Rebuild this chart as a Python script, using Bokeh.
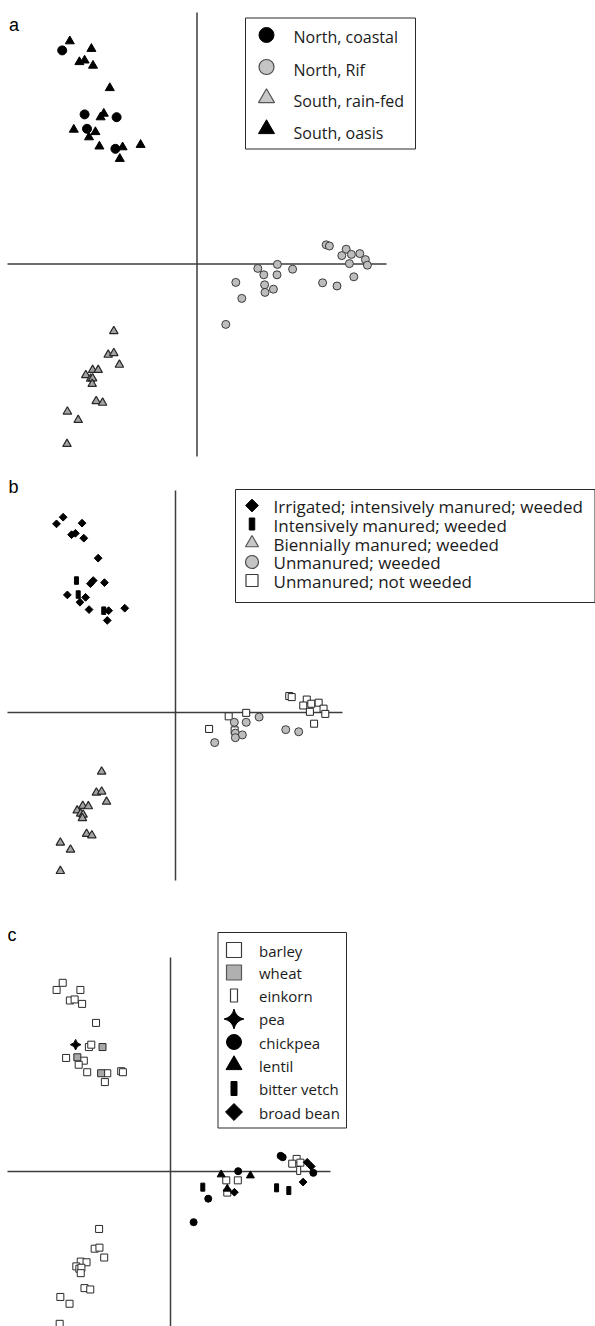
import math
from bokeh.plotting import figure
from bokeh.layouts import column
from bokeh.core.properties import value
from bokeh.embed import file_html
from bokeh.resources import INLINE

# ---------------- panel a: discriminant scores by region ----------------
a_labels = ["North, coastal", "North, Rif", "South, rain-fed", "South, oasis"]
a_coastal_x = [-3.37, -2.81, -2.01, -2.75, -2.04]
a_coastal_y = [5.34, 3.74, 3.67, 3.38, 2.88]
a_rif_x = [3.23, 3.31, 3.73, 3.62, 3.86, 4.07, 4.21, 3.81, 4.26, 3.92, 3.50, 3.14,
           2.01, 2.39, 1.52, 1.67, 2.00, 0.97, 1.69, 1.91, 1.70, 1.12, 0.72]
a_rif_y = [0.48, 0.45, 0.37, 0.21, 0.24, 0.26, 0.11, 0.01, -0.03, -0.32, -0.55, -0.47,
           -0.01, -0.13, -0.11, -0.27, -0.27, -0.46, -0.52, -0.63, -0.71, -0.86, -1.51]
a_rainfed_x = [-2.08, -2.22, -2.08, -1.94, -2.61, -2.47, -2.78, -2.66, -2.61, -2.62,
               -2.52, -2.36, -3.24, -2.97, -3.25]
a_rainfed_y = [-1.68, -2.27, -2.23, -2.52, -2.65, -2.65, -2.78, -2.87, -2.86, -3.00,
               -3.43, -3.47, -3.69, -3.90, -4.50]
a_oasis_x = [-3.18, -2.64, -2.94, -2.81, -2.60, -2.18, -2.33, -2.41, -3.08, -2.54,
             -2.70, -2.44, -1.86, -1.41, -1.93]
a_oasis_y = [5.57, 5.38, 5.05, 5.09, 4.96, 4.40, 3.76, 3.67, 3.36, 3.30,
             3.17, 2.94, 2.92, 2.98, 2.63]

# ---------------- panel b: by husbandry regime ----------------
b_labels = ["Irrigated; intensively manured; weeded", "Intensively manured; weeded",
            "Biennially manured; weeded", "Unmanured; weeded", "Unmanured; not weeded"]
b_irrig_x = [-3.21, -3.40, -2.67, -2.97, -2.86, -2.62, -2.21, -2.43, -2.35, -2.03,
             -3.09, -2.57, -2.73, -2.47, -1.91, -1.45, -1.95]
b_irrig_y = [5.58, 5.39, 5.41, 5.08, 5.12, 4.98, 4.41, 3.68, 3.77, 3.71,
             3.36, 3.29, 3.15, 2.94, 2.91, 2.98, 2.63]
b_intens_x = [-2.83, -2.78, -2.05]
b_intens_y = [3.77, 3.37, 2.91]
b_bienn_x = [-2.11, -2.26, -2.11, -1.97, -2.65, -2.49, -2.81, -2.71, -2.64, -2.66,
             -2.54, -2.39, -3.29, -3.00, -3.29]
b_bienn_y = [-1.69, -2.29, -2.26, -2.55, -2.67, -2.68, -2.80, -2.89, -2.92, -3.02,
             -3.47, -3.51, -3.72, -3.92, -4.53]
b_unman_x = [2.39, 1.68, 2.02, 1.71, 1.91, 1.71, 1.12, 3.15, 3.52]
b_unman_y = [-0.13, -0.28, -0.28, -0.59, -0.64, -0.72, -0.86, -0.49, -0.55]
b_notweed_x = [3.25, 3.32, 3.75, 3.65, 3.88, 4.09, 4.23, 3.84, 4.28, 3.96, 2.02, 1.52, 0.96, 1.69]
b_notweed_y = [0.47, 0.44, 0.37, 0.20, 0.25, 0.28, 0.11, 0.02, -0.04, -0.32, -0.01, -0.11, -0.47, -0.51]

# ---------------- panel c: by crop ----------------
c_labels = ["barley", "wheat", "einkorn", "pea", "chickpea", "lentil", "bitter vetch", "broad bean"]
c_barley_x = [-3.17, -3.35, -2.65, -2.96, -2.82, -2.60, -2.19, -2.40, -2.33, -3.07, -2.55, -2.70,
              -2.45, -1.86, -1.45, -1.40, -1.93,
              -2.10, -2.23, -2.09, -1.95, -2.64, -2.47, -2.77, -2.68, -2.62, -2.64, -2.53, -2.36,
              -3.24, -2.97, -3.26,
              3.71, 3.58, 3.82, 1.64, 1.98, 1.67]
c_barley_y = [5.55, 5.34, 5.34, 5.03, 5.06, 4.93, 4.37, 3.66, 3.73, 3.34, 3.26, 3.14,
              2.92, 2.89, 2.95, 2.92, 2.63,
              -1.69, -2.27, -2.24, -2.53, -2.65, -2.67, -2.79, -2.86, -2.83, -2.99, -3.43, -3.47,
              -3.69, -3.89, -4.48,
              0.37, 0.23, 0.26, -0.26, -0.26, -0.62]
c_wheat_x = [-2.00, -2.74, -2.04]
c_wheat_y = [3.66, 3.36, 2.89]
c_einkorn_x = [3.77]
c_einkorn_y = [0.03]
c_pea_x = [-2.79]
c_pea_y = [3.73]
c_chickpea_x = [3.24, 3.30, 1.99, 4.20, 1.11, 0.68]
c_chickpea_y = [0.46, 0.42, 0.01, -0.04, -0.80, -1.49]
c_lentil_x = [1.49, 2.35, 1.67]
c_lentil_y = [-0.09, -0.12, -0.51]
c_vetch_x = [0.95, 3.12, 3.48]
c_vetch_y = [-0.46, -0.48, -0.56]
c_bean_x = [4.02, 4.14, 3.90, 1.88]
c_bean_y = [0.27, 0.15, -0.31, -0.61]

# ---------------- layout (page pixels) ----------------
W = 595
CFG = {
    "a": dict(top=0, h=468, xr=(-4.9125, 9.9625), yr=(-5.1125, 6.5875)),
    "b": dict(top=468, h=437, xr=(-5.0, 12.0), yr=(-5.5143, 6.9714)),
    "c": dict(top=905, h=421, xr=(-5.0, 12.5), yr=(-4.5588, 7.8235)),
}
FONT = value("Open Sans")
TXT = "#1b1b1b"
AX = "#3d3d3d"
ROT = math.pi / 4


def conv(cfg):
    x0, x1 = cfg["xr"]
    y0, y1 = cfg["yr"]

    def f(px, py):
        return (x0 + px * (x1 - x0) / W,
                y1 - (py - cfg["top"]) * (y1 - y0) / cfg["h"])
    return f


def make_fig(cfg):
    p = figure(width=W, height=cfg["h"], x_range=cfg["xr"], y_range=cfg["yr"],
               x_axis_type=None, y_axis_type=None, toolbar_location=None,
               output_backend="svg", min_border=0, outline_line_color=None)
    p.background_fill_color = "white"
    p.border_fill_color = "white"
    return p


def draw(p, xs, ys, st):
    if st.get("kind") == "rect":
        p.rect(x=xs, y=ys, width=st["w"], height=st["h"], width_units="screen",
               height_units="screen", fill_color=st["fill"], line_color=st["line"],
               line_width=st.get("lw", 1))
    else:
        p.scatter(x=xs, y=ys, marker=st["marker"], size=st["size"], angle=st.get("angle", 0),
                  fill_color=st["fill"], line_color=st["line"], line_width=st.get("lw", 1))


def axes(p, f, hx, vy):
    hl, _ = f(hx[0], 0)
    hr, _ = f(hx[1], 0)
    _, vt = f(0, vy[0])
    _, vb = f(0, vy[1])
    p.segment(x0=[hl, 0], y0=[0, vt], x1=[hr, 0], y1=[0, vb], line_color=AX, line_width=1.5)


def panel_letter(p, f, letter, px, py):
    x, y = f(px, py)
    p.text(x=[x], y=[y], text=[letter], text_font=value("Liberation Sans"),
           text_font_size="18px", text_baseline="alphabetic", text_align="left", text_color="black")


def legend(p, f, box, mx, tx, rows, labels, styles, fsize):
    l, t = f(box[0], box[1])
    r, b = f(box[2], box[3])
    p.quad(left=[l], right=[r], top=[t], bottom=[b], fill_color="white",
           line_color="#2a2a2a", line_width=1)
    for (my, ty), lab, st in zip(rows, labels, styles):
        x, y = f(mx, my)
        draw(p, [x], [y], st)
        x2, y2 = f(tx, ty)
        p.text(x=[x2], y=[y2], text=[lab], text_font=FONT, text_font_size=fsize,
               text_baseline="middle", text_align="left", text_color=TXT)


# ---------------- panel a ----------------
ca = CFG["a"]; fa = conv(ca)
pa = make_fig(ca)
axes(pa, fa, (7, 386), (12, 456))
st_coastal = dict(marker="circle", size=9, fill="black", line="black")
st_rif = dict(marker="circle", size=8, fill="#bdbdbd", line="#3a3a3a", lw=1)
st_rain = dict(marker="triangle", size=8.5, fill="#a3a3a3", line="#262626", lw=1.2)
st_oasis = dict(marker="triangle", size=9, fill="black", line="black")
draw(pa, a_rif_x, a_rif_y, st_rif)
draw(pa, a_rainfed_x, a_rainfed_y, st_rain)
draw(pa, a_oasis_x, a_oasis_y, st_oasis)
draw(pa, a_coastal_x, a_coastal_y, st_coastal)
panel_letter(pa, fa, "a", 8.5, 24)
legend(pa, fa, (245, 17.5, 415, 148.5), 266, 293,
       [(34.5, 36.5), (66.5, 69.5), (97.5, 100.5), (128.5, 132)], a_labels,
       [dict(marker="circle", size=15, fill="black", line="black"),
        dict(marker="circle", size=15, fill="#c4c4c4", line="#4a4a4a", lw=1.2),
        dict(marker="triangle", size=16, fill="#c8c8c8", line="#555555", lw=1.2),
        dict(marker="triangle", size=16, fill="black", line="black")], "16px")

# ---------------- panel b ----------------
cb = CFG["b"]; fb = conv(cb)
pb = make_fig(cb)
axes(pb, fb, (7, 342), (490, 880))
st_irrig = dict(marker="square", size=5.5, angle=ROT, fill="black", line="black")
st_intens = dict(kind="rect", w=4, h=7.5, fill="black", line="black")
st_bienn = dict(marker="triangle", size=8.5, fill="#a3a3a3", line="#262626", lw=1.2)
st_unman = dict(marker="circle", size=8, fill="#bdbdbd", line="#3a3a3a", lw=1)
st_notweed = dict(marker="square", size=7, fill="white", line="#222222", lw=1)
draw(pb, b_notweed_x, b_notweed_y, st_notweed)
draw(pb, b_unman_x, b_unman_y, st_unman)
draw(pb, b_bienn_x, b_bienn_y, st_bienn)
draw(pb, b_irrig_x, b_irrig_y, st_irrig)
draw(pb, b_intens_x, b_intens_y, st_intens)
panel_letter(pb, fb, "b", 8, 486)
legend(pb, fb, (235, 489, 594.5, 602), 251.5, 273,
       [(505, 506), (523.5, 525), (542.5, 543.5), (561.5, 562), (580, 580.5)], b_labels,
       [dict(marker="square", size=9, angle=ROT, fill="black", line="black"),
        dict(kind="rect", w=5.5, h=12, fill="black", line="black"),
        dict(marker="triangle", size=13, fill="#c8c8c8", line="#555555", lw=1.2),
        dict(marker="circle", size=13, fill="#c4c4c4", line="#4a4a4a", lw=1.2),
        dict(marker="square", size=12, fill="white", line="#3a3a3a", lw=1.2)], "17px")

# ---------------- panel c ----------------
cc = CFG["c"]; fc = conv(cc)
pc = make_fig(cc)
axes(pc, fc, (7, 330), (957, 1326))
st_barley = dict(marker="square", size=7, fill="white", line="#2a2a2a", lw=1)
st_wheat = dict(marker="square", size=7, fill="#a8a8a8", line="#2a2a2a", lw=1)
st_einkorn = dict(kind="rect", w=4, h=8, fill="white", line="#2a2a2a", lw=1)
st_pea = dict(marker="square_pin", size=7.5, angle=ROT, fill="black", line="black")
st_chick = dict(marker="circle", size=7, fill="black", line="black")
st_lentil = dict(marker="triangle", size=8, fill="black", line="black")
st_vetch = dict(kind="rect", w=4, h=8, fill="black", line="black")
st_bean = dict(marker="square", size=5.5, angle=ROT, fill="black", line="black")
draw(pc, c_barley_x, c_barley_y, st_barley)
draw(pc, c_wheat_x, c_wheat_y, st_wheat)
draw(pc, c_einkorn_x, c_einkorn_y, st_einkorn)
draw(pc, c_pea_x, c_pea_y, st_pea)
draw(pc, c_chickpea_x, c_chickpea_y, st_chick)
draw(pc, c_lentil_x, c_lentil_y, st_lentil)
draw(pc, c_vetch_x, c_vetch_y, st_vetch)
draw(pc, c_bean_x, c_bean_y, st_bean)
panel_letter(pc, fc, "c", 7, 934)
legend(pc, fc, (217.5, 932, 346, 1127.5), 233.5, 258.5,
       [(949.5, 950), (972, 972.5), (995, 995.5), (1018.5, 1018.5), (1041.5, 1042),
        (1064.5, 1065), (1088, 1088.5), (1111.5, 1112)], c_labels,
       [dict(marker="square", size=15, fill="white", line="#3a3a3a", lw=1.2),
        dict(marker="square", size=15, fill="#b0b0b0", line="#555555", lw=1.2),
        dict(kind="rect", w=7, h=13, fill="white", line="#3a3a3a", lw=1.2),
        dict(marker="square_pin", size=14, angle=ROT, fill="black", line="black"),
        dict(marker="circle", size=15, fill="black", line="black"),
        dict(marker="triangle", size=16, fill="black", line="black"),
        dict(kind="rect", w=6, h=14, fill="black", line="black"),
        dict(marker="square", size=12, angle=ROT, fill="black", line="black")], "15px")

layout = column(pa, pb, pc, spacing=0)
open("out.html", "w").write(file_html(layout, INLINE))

### What you will do
Return exactly what appears from the opening line of the material through the line with "from bokeh.resources import INLINE", apart from the pictures.

### Solution to this task
Rebuild this chart as a Python script, using Bokeh.
import math
from bokeh.plotting import figure
from bokeh.layouts import column
from bokeh.core.properties import value
from bokeh.embed import file_html
from bokeh.resources import INLINE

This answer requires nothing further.